▸ The problem:
For the data below, work out how many lines include the string "document" and report only the number.

▸ Source material:
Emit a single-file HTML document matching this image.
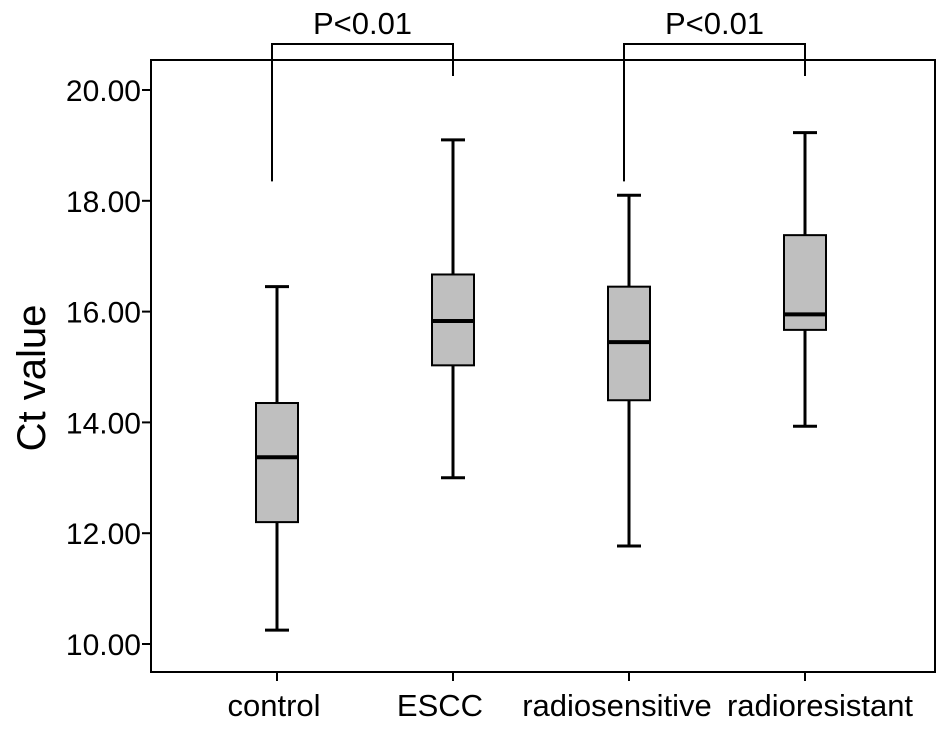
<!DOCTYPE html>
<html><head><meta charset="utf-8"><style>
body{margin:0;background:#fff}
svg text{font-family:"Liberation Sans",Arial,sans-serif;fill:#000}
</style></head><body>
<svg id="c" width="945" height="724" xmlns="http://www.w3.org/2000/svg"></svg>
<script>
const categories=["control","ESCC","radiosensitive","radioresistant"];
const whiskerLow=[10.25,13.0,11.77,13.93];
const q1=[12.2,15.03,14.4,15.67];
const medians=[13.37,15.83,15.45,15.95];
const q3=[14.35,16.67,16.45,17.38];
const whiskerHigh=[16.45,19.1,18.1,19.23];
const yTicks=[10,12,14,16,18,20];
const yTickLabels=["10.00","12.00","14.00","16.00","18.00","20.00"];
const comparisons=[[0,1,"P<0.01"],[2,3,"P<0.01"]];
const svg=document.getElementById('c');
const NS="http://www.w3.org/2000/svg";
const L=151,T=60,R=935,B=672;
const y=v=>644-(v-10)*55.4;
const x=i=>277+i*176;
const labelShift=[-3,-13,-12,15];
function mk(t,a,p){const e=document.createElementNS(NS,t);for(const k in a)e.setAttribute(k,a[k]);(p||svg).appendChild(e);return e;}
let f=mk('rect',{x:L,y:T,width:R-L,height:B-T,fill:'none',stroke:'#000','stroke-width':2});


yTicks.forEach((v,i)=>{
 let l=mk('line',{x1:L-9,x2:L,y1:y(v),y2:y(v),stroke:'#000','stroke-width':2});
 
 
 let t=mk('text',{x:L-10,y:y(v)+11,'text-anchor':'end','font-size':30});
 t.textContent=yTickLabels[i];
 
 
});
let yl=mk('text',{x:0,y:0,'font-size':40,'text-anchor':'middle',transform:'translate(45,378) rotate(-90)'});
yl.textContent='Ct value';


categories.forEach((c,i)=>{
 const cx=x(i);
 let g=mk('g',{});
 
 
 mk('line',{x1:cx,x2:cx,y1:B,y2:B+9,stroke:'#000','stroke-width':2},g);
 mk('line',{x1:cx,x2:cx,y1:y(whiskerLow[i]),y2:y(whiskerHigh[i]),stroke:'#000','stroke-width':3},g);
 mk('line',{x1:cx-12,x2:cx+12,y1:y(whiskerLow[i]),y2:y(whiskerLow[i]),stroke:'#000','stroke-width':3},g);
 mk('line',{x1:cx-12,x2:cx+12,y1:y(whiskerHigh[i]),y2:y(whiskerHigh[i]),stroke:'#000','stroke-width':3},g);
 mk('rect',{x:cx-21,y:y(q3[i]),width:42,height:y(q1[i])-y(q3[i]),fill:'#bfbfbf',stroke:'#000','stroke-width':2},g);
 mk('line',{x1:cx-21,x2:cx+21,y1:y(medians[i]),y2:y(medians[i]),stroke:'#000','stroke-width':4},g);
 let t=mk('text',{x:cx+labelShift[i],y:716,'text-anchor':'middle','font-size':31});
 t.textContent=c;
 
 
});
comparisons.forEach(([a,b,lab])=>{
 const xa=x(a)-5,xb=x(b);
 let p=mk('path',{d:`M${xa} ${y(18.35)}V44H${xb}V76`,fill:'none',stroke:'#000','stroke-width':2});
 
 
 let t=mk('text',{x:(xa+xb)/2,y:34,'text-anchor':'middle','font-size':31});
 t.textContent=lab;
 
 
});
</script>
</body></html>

▸ Worked answer:
3